|A crater (top) on NH-33 stares at vehicles near Tamar on Thursday and (above) workers employed by a sub-contractor plug potholes near Bundu with loose soil. (Prashant Mitra)
Bone-breaking. Nothing has perhaps better described the NH-33 journey from Ranchi to Jamshedpur in the past year.
The horror begins right after Namkum, on the outskirts of the capital, where eroded bitumen carpet shrinks the already single lane by half. Upon reaching Sidrol — where the foundation for four-laning of the highway was laid earlier this year — the artery disappears into giant potholes and loosened stone chips. An envelope of dust reduces visibility to add disgust to this picture of apathy. The rough ride continues till Taimara Valley, near Bundu, some 40 km from Ranchi.
But, the worst is yet to come.
The jittery journey gets really scary soon after Tamar, with half a dozen rickety and unprotected bridges dotting the highway till Chandil and beyond, not to forget the omnipresent ugly warts and haze of dust. Every time a heavy vehicle passes over the uneven surface of the bridge in Ulidih, one may easily mistake it for a quake. The experience is nothing different at the bridge in Kanchi or the one at Rangamati near Rargaon, both flaunting frail railings too.

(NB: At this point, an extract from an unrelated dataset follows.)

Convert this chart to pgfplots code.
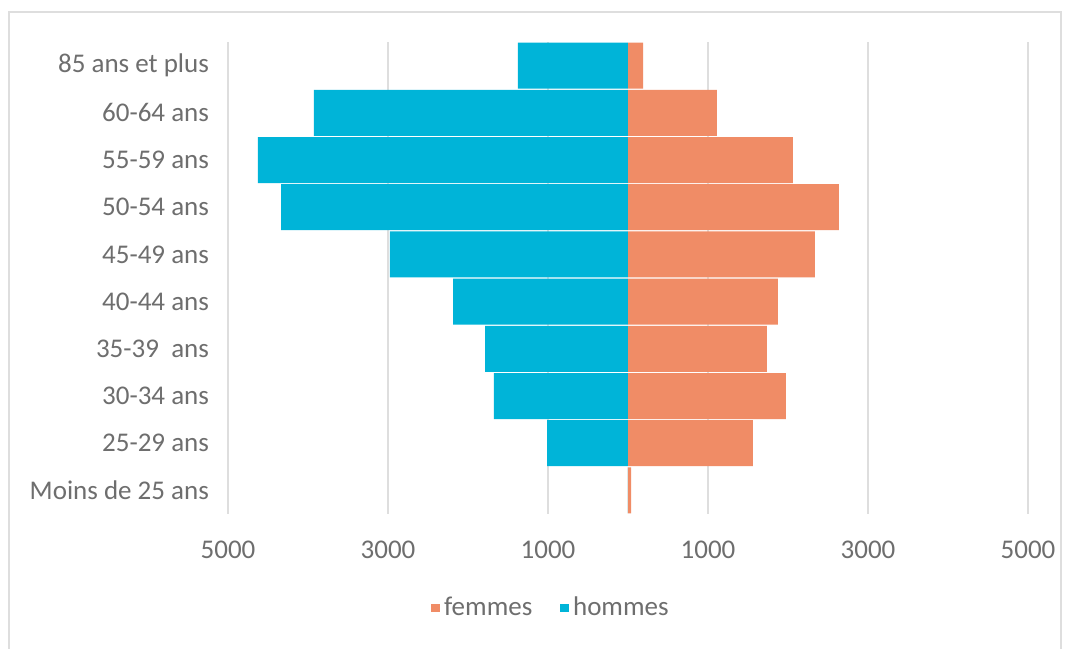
\documentclass[border=0pt]{standalone}
\usepackage{fontspec}
\setmainfont{Carlito}
\usepackage{pgfplots}
\pgfplotsset{compat=1.18}
\definecolor{hommes}{RGB}{0,180,216}
\definecolor{femmes}{RGB}{240,140,102}
\definecolor{tickgray}{RGB}{110,110,110}
\definecolor{gridgray}{RGB}{222,222,222}
\begin{document}
\begin{tikzpicture}
\useasboundingbox (0,0) rectangle (535.5pt,324pt);
\fill[white] (0,0) rectangle (535.5pt,324pt);
\draw[gridgray, line width=0.8pt] (4.5pt,-5pt) rectangle (530.5pt,318pt);
\begin{axis}[
  at={(114pt,67pt)}, anchor=south west,
  scale only axis, width=400pt, height=236pt,
  xbar, bar width=23pt,
  xmin=-5000, xmax=5000,
  ymin=-0.5, ymax=9.5,
  ytick={0,...,9},
  yticklabels={Moins de 25 ans,25-29 ans,30-34 ans,35-39\ \ ans,40-44 ans,45-49 ans,50-54 ans,55-59 ans,60-64 ans,85 ans et plus},
  xtick={-5000,-3000,-1000,1000,3000,5000},
  xticklabels={5000,3000,1000,1000,3000,5000},
  /pgf/number format/assume math mode=true,
  xmajorgrids, grid style={gridgray, line width=0.9pt},
  axis line style={draw=none},
  major tick length=0pt,
  tick label style={font=\fontsize{13.5}{15}\selectfont, text=tickgray},
  xticklabel style={anchor=center, yshift=-18pt},
  yticklabel style={anchor=east, xshift=-6pt},
  legend style={at={(0.405,-0.199)}, anchor=center, draw=none, fill=none,
    legend columns=2, font=\fontsize{13.5}{15}\selectfont, text=tickgray,
    /tikz/every even column/.append style={column sep=12pt}},
  legend image code/.code={\fill[#1] (0pt,-2.2pt) rectangle (4.4pt,2.2pt);},
  clip=false,
]
\addplot[xbar, bar shift=0pt, fill=femmes, draw=none] coordinates {
  (40,0) (1562,1) (1975,2) (1737,3) (1875,4) (2337,5) (2637,6) (2062,7) (1112,8) (190,9)
};
\addlegendentry{femmes}
\addplot[xbar, bar shift=0pt, fill=hommes, draw=none] coordinates {
  (0,0) (-1012,1) (-1675,2) (-1787,3) (-2187,4) (-2975,5) (-4337,6) (-4625,7) (-3925,8) (-1375,9)
};
\addlegendentry{hommes}
\end{axis}
\end{tikzpicture}
\end{document}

Contrary to the speed thrill synonymous with highways, there is never a stretch on NH-33 on which a vehicle can accelerate freely. Overturned trailers, flipped trucks, defaced cars and last vestiges of bikes — perhaps unfortunate victims of ugly mishaps — turn the Ranchi-Jamshedpur road into a museum of misadventures.
Murari Lal, who works at a dhaba in Bundu, said two trucks rammed into each other on Wednesday night near Salgadih. “Potholes spring unpleasant surprises. In the past two-three months, at least half a dozen accidents have taken place on this road daily. In the name of maintenance, the warts are patched up with just loose sand or soil,” he claimed.
Sangharsh Singh, a heavy vehicle driver from Jamshedpur, said carrying consignments on NH-33 was no longer a profitable business. “You either grapple with flat tyres or busted axle and damaged clutch. Instead of three hours, it takes us more than five hours to reach Ranchi. Instead of 40 litres of diesel, we burn 70 litres per trip,” he rued, pointing to the wheel rim of his vehicle that cracked on Thursday.
Kasinath Pramanik, a para-teacher in Arki, said he and his child cheated death only recently. “We were on a bike. I lost balance on the loose stone chips near Salgadih. A truck coming from behind hit us. We are fortunate to be alive. Only my bike was damaged,” he heaved a sigh of relief.
However, for some, the crater-riddled road is a boon in disguise. More than dhabas, there are puncture repair shops along the highway. While these makeshift shops do brisk business, local villagers too make a few bucks by collecting the scattered stone chips for resale.
Sources in road construction claimed department secretary Rajbala Verma had summoned Ranchi-based NHAI officials on October 15 to know what was being done to improve the condition of the Ranchi-Jamshedpur highway.
Verma told The Telegraph that instructions had been given to NHAI officials to repair the Ranchi-Jamshedpur highway at the earliest. “They have promised to do so.”
Currently, the onus of major repair and maintenance lie with Madhucon Projects Limited, the agency entrusted with the Rs 1,479-crore four-laning work.
Sources maintained that the company had links with an influential politician and officials at the Delhi headquarters of NHAI were not in a position to mount pressure for prompt repair.
NHAI general manager Khushal Chand blamed the pathetic state of affairs on Phailin-borne torrential rain. “Madhucon is plugging potholes,” he said briefly.
In April 2011, Ranchi Expressway Limited, a special purpose vehicle of Madhucon, had signed a concession agreement with NHAI for the widening project under BOT-annuity basis, with a semi-annuity of Rs 133.50 crore. The agency was to complete the project by June 2015 and maintain the road for 15 years.
The project, which envisages widening of the stretch between Ranchi to Jamshedpur (near Mahulia), is yet to pick up pace.